Finance teams can apply this when building internal dashboards, board packs, or monthly reports, especially when the audience includes marketing, operations, or HR stakeholders. Embedding golden ratio-based layouts in tools like Excel, Power BI, or Google Data Studio helps ensure that the most important information is seen, understood, and acted upon, without needing extra explanation.

This approach not only improves decision-making but supports auditability too: structured, well-laid-out reports make it easier to follow the financial logic, reducing review time and the risk of oversight.

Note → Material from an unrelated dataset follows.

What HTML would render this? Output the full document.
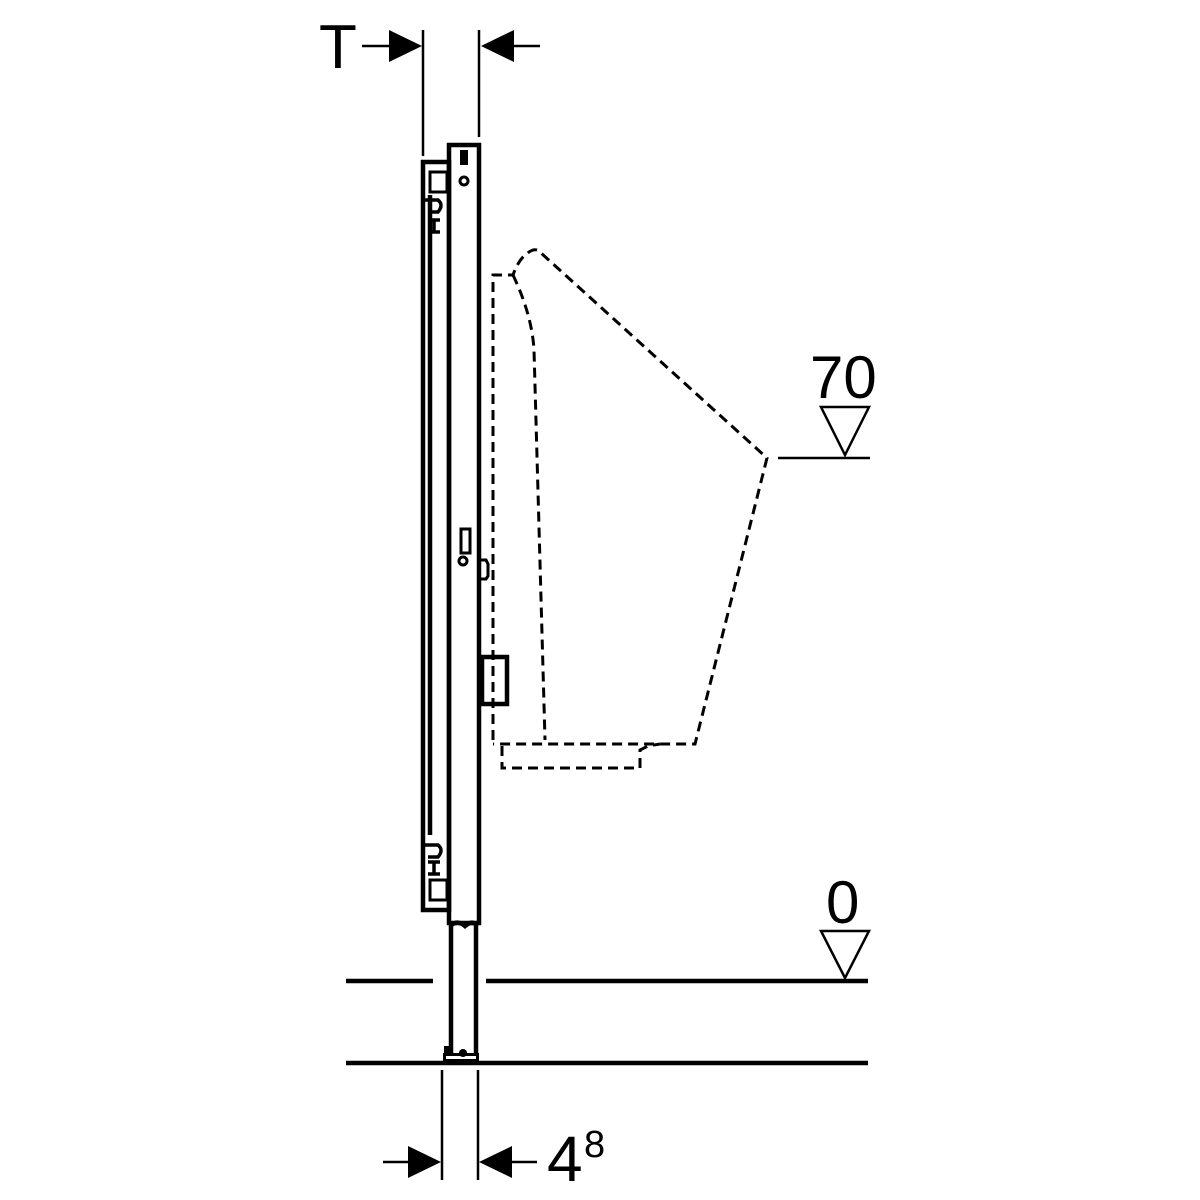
<!DOCTYPE html>
<html><head><style>html,body{margin:0;padding:0;background:#fff}svg{display:block}</style></head>
<body>
<svg width="1200" height="1200" viewBox="0 0 1200 1200" xmlns="http://www.w3.org/2000/svg" font-family="Liberation Sans, sans-serif">
<rect width="1200" height="1200" fill="#fff"/>
<!-- top dimension -->
<text x="319" y="68" font-size="62">T</text>
<line x1="362" y1="46" x2="392" y2="46" stroke="#000" stroke-width="2.5"/>
<polygon points="389,30 422,46 389,62" fill="#000"/>
<line x1="423" y1="30" x2="423" y2="156" stroke="#000" stroke-width="2.5"/>
<line x1="479" y1="30" x2="479" y2="137" stroke="#000" stroke-width="2.5"/>
<polygon points="514,30 481,46 514,62" fill="#000"/>
<line x1="512" y1="46" x2="540" y2="46" stroke="#000" stroke-width="2.5"/>
<!-- bottom dimension -->
<line x1="442" y1="1070" x2="442" y2="1180" stroke="#000" stroke-width="2.5"/>
<line x1="478" y1="1070" x2="478" y2="1180" stroke="#000" stroke-width="2.5"/>
<line x1="383" y1="1162" x2="410" y2="1162" stroke="#000" stroke-width="2.5"/>
<polygon points="408,1146 441,1162 408,1178" fill="#000"/>
<polygon points="512,1146 479,1162 512,1178" fill="#000"/>
<line x1="510" y1="1162" x2="537" y2="1162" stroke="#000" stroke-width="2.5"/>
<text x="547" y="1181" font-size="64">4</text>
<text x="584" y="1157" font-size="38">8</text>
<!-- floor lines -->
<line x1="346" y1="981" x2="433" y2="981" stroke="#000" stroke-width="4.5"/>
<line x1="486" y1="981" x2="868" y2="981" stroke="#000" stroke-width="4.5"/>
<line x1="346" y1="1063" x2="868" y2="1063" stroke="#000" stroke-width="4.5"/>
<!-- levels -->
<text x="810" y="398" font-size="60">70</text>
<polygon points="821,407 869,407 845,455" fill="none" stroke="#000" stroke-width="2.5"/>
<line x1="778" y1="458" x2="870" y2="458" stroke="#000" stroke-width="2.5"/>
<text x="826" y="923" font-size="60">0</text>
<polygon points="821,931 869,931 845,978" fill="none" stroke="#000" stroke-width="2.5"/>
<!-- frame -->
<g fill="none" stroke="#000" stroke-width="4.5">
<rect x="449" y="145" width="30" height="778"/>
<rect x="423" y="162" width="26" height="748"/>
<line x1="430" y1="195" x2="430" y2="835"/>
<path d="M451,923 L451,1058 M476,923 L476,1058"/>
<path d="M451,925 Q458,920 465,926 Q472,920 477,925"/>
<rect x="482" y="657" width="25" height="47"/>
<rect x="461" y="529" width="9" height="24" stroke-width="3"/>
<path d="M479,560 L486,560 L488,564 L488,576 L486,579 L479,579" stroke-width="3"/>
<rect x="430" y="172" width="17" height="20" stroke-width="3"/>
<rect x="430" y="880" width="17" height="20" stroke-width="3"/>
</g>
<rect x="460" y="150" width="8" height="15" fill="#000"/>
<circle cx="464" cy="181" r="4" fill="none" stroke="#000" stroke-width="3"/>
<circle cx="463" cy="561" r="4" fill="none" stroke="#000" stroke-width="3"/>
<g stroke="#000" stroke-width="3.5" fill="none">
<path d="M425,200 L438,200 Q444,205 438,212 L428,212"/>
<path d="M428,220 L440,220 M428,232 L440,232 M434,220 L434,232"/>
<path d="M425,845 L438,845 Q444,850 438,857 L428,857"/>
<path d="M428,862 L440,862 M428,874 L440,874 M434,862 L434,874"/>
</g>
<rect x="443" y="1053" width="36" height="8" fill="#000"/>
<rect x="446" y="1056" width="30" height="3" fill="#fff"/>
<circle cx="463" cy="1053" r="4" fill="#000"/>
<rect x="444" y="1046" width="5" height="8" fill="#000"/>
<!-- urinal dashed -->
<g fill="none" stroke="#000" stroke-width="3" stroke-dasharray="10,6">
<path d="M493,740 L493,275 L513,275 Q520,255 533,250 Q538,249 541,253 L767,458 L695,744 L493,744"/>
<path d="M513,275 Q532,315 534,350 L545,740"/>
<path d="M502,746 L502,768 L640,768 L640,750 L648,746 L660,744"/>
</g>
</svg>
</body></html>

CONCLUSION: IS IT WORTH THE EFFORT?

While Fibonacci is no silver bullet, it offers a fresh, intuitive lens through which to structure financial decisions. Its true value lies in its universality and mathematical coherence—providing a scalable framework that mirrors how natural systems evolve and how real businesses grow. In both nature and economics, change rarely happens in straight lines. Instead, it builds progressively, often accelerating as momentum or complexity increases. The Fibonacci sequence captures this nonlinear pattern in a way that is both logical and applicable across financial domains.

From a cognitive and behavioral standpoint, humans tend to understand and respond better to ratios and proportional relationships than to arbitrary numbers. This makes Fibonacci a practical tool for structuring information in ways that align with how we naturally perceive hierarchy, risk, and value.

Forward-thinking accountants and finance professionals can apply Fibonacci-based thinking to:

  • Justify budgetary allocations more transparently, especially when presenting to boards or funders.

  • Improve the visual logic of financial reports and dashboards, making them easier to interpret and act on.

  • Structure audit planning and fee models with proportionality tied to scope and complexity, enhancing both fairness and efficiency.

This approach doesn’t replace standard financial tools, it enhances them by adding layers of logic, proportion, and clarity. Whether you're advising an SME, conducting an audit, or preparing a funding forecast, Fibonacci can help simplify, visualize, and communicate decisions more effectively.